Sat, September 7, 12:00 to 1:30pm, Marriott Philadelphia Downtown, 310

Abstract

Over the past few years, campaigns for restitution of art looted during colonial occupations and now displayed in major world museums, have received much attention. Continuing debates about the repatriation of the Parthenon Marbles from the British Museum to Greece, the Benin Bronzes from Britain, France, Germany, and other countries to Nigeria, the Maqdala treasures from Britain to Ethiopia and so on, have captured much public attention. These restitution campaigns gained further international political momentum with the 2017 announcement by the French president Emmanuel Macron that return of art looted by French colonial administrations in Africa should all be returned.

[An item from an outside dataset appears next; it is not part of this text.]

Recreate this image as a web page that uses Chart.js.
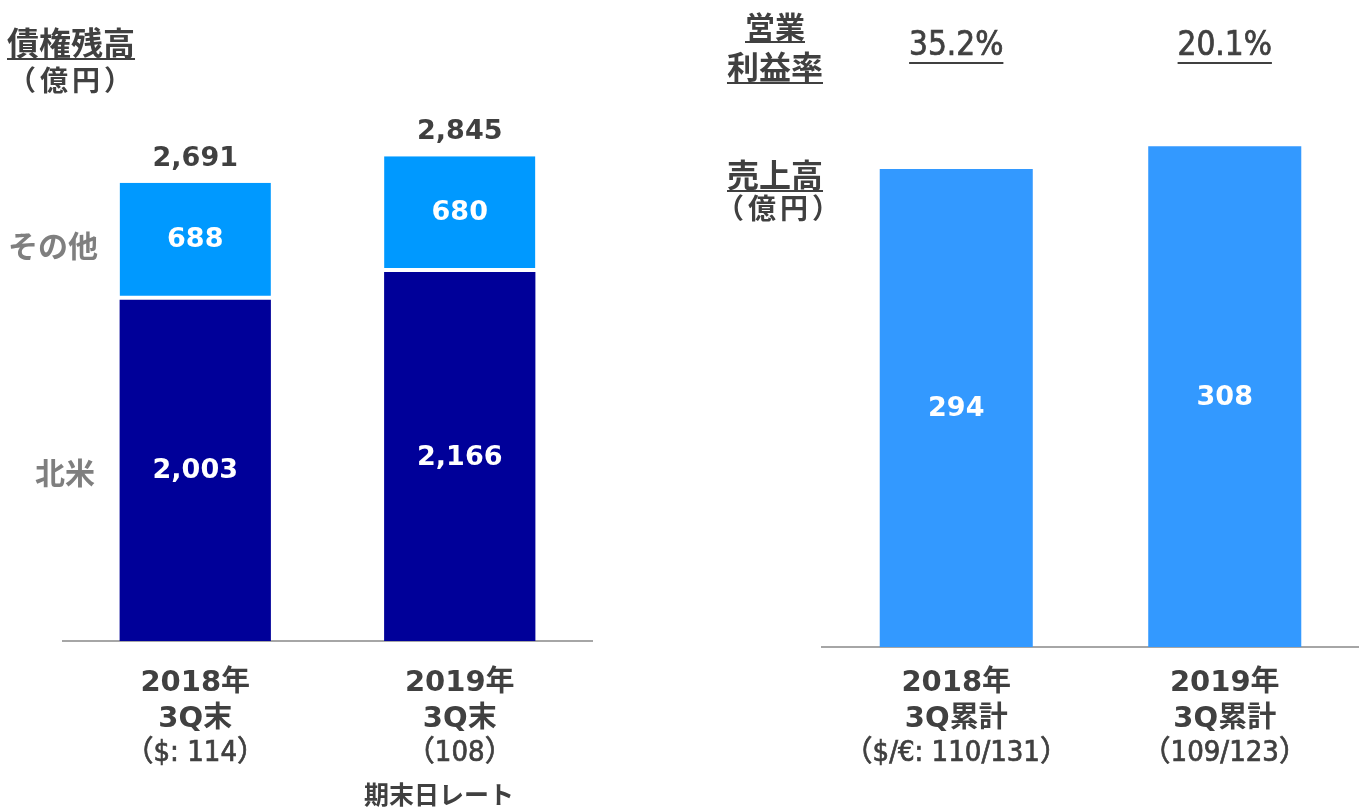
<!DOCTYPE html>
<html>
<head>
<meta charset="utf-8">
<script src="https://cdn.jsdelivr.net/npm/chart.js@4.4.0/dist/chart.umd.min.js"></script>
<style>
    html, body { margin: 0; padding: 0; background: #fff; }
    #wrap { position: relative; width: 1359px; height: 809px; overflow: hidden; font-family: 'Noto Sans CJK JP', sans-serif; color: #404040; }
    .box { position: absolute; top: 0; height: 809px; }
    #box-left { left: 0; width: 680px; }
    #box-right { left: 680px; width: 679px; }
    .t { position: absolute; font-weight: bold; white-space: nowrap; line-height: 1; }
    .u { text-decoration: underline; text-underline-offset: 3px; text-decoration-thickness: 2px; }
    .gray { color: #7f7f7f; }
</style>
</head>
<body>
<div id="wrap">
    <div class="box" id="box-left"><canvas id="leftChart"></canvas></div>
    <div class="box" id="box-right"><canvas id="rightChart"></canvas></div>

    <div class="t u" style="left:7px;top:25px;font-size:32px;">債権残高</div>
    <div class="t" style="left:8px;top:65px;font-size:28px;letter-spacing:4px;">（億円）</div>
    <div class="t gray" style="left:8px;top:229px;font-size:30px;">その他</div>
    <div class="t gray" style="left:35px;top:456px;font-size:30px;">北米</div>
    <div class="t" style="left:364px;top:781px;font-size:25px;">期末日レート</div>

    <div class="t u" style="left:725px;width:100px;text-align:center;top:10px;font-size:30px;">営業</div>
    <div class="t u" style="left:722px;width:106px;text-align:center;top:49px;font-size:32px;">利益率</div>
    <div class="t u" style="left:727px;top:157px;font-size:32px;">売上高</div>
    <div class="t" style="left:716px;top:193px;font-size:28px;letter-spacing:4px;">（億円）</div>
</div>

<script>
// ── DATA ──
const leftCategories = [['2018年', '3Q末'], ['2019年', '3Q末']];
const leftRates = ['（$: 114）', '（108）'];
const northAmerica = [2003, 2166];
const others = [688, 680];
const totals = [2691, 2845];

const rightCategories = [['2018年', '3Q累計'], ['2019年', '3Q累計']];
const rightRates = ['（$/€: 110/131）', '（109/123）'];
const sales = [294, 308];
const margins = ['35.2%', '20.1%'];

const fmt = v => v.toLocaleString('en-US');
const NUM_FONT = "'DejaVu Sans', 'Noto Sans CJK JP', sans-serif";
const COND_FONT = "'DejaVu Sans Condensed', 'Noto Sans CJK JP', sans-serif";
const TEXT = '#404040';

// medium-weight text: fill plus a thin stroke
function fillMedium(ctx, s, x, y) {
    ctx.fillText(s, x, y);
    ctx.lineWidth = 0.7;
    ctx.strokeText(s, x, y);
}

function drawCategoryLabels(chart, cats, rates) {
    const ctx = chart.ctx;
    const xs = chart.scales.x;
    ctx.fillStyle = TEXT;
    ctx.strokeStyle = TEXT;
    ctx.textAlign = 'center';
    ctx.textBaseline = 'middle';
    cats.forEach((lines, i) => {
        const x = xs.getPixelForValue(i);
        ctx.font = 'bold 29px ' + NUM_FONT;
        ctx.fillText(lines[0], x, 683);
        ctx.fillText(lines[1], x, 719);
        ctx.font = '29px ' + COND_FONT;
        fillMedium(ctx, rates[i], x, 753);
    });
}

const leftLabels = {
    id: 'leftLabels',
    afterDatasetsDraw(chart) {
        const ctx = chart.ctx;
        ctx.save();
        ctx.textAlign = 'center';
        ctx.textBaseline = 'middle';
        const lower = chart.getDatasetMeta(0).data;
        const upper = chart.getDatasetMeta(1).data;
        ctx.font = 'bold 27px ' + NUM_FONT;
        ctx.fillStyle = '#fff';
        lower.forEach((b, i) => ctx.fillText(fmt(northAmerica[i]), b.x, (b.y + b.base) / 2 + 1));
        upper.forEach((b, i) => ctx.fillText(fmt(others[i]), b.x, (b.y + b.base - 4) / 2 + 1));
        ctx.fillStyle = TEXT;
        upper.forEach((b, i) => ctx.fillText(fmt(totals[i]), b.x, b.y - 24));
        drawCategoryLabels(chart, leftCategories, leftRates);
        ctx.restore();
    }
};

const rightLabels = {
    id: 'rightLabels',
    afterDatasetsDraw(chart) {
        const ctx = chart.ctx;
        ctx.save();
        ctx.textAlign = 'center';
        ctx.textBaseline = 'middle';
        const bars = chart.getDatasetMeta(0).data;
        ctx.font = 'bold 27px ' + NUM_FONT;
        ctx.fillStyle = '#fff';
        bars.forEach((b, i) => ctx.fillText(fmt(sales[i]), b.x, (b.y + b.base) / 2 + 1));
        // operating margin row, underlined
        ctx.fillStyle = TEXT;
        ctx.strokeStyle = TEXT;
        ctx.font = '33px ' + COND_FONT;
        bars.forEach((b, i) => {
            fillMedium(ctx, margins[i], b.x, 46);
            const w = ctx.measureText(margins[i]).width;
            ctx.lineWidth = 2;
            ctx.beginPath();
            ctx.moveTo(b.x - w / 2, 63);
            ctx.lineTo(b.x + w / 2, 63);
            ctx.stroke();
        });
        drawCategoryLabels(chart, rightCategories, rightRates);
        ctx.restore();
    }
};

const commonX = {
    grid: { display: false, drawTicks: false },
    border: { display: true, color: '#a6a6a6', width: 2 },
    ticks: { display: false }
};

new Chart(document.getElementById('leftChart'), {
    type: 'bar',
    data: {
        labels: leftCategories.map(c => c.join('')),
        datasets: [
            { label: '北米', data: northAmerica, backgroundColor: '#000099', borderWidth: 0 },
            {
                label: 'その他', data: others, backgroundColor: '#0099ff',
                borderColor: '#fff', borderWidth: { top: 0, left: 0, right: 0, bottom: 4 }, borderSkipped: false
            }
        ]
    },
    options: {
        responsive: true, maintainAspectRatio: false, animation: false,
        layout: { padding: { left: 63, right: 88, top: 130, bottom: 168 } },
        plugins: { legend: { display: false }, tooltip: { enabled: false } },
        datasets: { bar: { barPercentage: 0.572, categoryPercentage: 1 } },
        scales: {
            x: { stacked: true, ...commonX },
            y: { stacked: true, display: false, min: 0, max: 3000 }
        }
    },
    plugins: [leftLabels]
});

new Chart(document.getElementById('rightChart'), {
    type: 'bar',
    data: {
        labels: rightCategories.map(c => c.join('')),
        datasets: [{ label: '売上高', data: sales, backgroundColor: '#3399ff', borderWidth: 0 }]
    },
    options: {
        responsive: true, maintainAspectRatio: false, animation: false,
        layout: { padding: { left: 142, right: 0, top: 78, bottom: 162 } },
        plugins: { legend: { display: false }, tooltip: { enabled: false } },
        datasets: { bar: { barPercentage: 0.57, categoryPercentage: 1 } },
        scales: {
            x: commonX,
            y: { display: false, min: 0, max: 350 }
        }
    },
    plugins: [rightLabels]
});
</script>
</body>
</html>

The campaigns for art restitution, however, are not new, and the normative framework on which they stand has developed over time. While there have always been historical debates about the morality of art looting, even in antiquity, and certainly since the 18th century and Napoleon’s campaigns of art seizures throughout Europe and Egypt, I trace the contemporary development of the art restitution norm to the 1980s and the establishment of the so-called Washington Principles on Nazi-looted art. From this set of principles dealing with return of Holocaust looted art, a set of international rules and recommendations developed that now include a much broader set of demands for the return of colonial looted art. In this paper, I provide an account of how this normative framework historically developed, identify key international actors who helped promote, diffuse, and institutionalize it, and discuss the contestation the norm still produces in many states that claim that historically looted art has become their indelible national cultural heritage and is thus excluded from restitution claims.